_WHAT IS BEING ASKED_
Type out every line below exactly as it reads.

_RAW DATA_
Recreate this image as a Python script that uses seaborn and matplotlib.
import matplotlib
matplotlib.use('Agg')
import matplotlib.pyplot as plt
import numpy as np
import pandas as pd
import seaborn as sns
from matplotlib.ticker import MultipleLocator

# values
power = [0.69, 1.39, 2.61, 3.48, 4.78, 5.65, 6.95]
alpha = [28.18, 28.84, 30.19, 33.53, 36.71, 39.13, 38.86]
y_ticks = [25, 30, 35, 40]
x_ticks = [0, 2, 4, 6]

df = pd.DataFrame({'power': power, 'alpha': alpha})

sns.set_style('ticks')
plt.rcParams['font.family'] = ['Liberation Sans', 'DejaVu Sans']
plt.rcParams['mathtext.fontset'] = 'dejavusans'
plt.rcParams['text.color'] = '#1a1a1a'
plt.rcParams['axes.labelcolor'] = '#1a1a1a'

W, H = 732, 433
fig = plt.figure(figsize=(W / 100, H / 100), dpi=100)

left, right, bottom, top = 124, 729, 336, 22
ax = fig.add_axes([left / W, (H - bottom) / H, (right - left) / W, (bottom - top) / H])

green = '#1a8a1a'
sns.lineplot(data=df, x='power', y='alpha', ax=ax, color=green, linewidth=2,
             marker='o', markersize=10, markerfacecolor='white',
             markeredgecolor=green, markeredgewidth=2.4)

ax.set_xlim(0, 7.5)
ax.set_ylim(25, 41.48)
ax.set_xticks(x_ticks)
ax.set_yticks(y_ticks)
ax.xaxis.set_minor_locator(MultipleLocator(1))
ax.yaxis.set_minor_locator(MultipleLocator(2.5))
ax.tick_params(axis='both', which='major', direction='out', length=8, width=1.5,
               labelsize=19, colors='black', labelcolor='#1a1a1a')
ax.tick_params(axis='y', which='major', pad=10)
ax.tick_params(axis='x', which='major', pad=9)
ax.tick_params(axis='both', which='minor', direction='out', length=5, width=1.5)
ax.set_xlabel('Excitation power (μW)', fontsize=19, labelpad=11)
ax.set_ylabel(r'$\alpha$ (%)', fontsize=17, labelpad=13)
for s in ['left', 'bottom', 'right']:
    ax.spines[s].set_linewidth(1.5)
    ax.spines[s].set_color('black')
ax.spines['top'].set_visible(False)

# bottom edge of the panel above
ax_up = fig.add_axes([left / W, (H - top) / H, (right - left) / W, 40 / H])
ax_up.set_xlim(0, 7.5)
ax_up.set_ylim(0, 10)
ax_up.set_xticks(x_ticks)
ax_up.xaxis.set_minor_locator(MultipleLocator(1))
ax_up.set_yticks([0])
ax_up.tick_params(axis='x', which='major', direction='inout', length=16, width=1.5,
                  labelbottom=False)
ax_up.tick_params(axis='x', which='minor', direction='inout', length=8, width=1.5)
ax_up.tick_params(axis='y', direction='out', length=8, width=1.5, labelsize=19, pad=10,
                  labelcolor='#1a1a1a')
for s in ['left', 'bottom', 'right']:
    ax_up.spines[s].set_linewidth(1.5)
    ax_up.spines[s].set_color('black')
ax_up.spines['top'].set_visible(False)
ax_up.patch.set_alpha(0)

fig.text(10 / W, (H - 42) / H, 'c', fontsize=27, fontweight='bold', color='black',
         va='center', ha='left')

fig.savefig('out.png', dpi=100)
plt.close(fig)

_TASK SOLUTION_
Recreate this image as a Python script that uses seaborn and matplotlib.
import matplotlib
matplotlib.use('Agg')
import matplotlib.pyplot as plt
import numpy as np
import pandas as pd
import seaborn as sns
from matplotlib.ticker import MultipleLocator

# values
power = [0.69, 1.39, 2.61, 3.48, 4.78, 5.65, 6.95]
alpha = [28.18, 28.84, 30.19, 33.53, 36.71, 39.13, 38.86]
y_ticks = [25, 30, 35, 40]
x_ticks = [0, 2, 4, 6]

df = pd.DataFrame({'power': power, 'alpha': alpha})

sns.set_style('ticks')
plt.rcParams['font.family'] = ['Liberation Sans', 'DejaVu Sans']
plt.rcParams['mathtext.fontset'] = 'dejavusans'
plt.rcParams['text.color'] = '#1a1a1a'
plt.rcParams['axes.labelcolor'] = '#1a1a1a'

W, H = 732, 433
fig = plt.figure(figsize=(W / 100, H / 100), dpi=100)

left, right, bottom, top = 124, 729, 336, 22
ax = fig.add_axes([left / W, (H - bottom) / H, (right - left) / W, (bottom - top) / H])

green = '#1a8a1a'
sns.lineplot(data=df, x='power', y='alpha', ax=ax, color=green, linewidth=2,
             marker='o', markersize=10, markerfacecolor='white',
             markeredgecolor=green, markeredgewidth=2.4)

ax.set_xlim(0, 7.5)
ax.set_ylim(25, 41.48)
ax.set_xticks(x_ticks)
ax.set_yticks(y_ticks)
ax.xaxis.set_minor_locator(MultipleLocator(1))
ax.yaxis.set_minor_locator(MultipleLocator(2.5))
ax.tick_params(axis='both', which='major', direction='out', length=8, width=1.5,
               labelsize=19, colors='black', labelcolor='#1a1a1a')
ax.tick_params(axis='y', which='major', pad=10)
ax.tick_params(axis='x', which='major', pad=9)
ax.tick_params(axis='both', which='minor', direction='out', length=5, width=1.5)
ax.set_xlabel('Excitation power (μW)', fontsize=19, labelpad=11)
ax.set_ylabel(r'$\alpha$ (%)', fontsize=17, labelpad=13)
for s in ['left', 'bottom', 'right']:
    ax.spines[s].set_linewidth(1.5)
    ax.spines[s].set_color('black')
ax.spines['top'].set_visible(False)

# bottom edge of the panel above
ax_up = fig.add_axes([left / W, (H - top) / H, (right - left) / W, 40 / H])
ax_up.set_xlim(0, 7.5)
ax_up.set_ylim(0, 10)
ax_up.set_xticks(x_ticks)
ax_up.xaxis.set_minor_locator(MultipleLocator(1))
ax_up.set_yticks([0])
ax_up.tick_params(axis='x', which='major', direction='inout', length=16, width=1.5,
                  labelbottom=False)
ax_up.tick_params(axis='x', which='minor', direction='inout', length=8, width=1.5)
ax_up.tick_params(axis='y', direction='out', length=8, width=1.5, labelsize=19, pad=10,
                  labelcolor='#1a1a1a')
for s in ['left', 'bottom', 'right']:
    ax_up.spines[s].set_linewidth(1.5)
    ax_up.spines[s].set_color('black')
ax_up.spines['top'].set_visible(False)
ax_up.patch.set_alpha(0)

fig.text(10 / W, (H - 42) / H, 'c', fontsize=27, fontweight='bold', color='black',
         va='center', ha='left')

fig.savefig('out.png', dpi=100)
plt.close(fig)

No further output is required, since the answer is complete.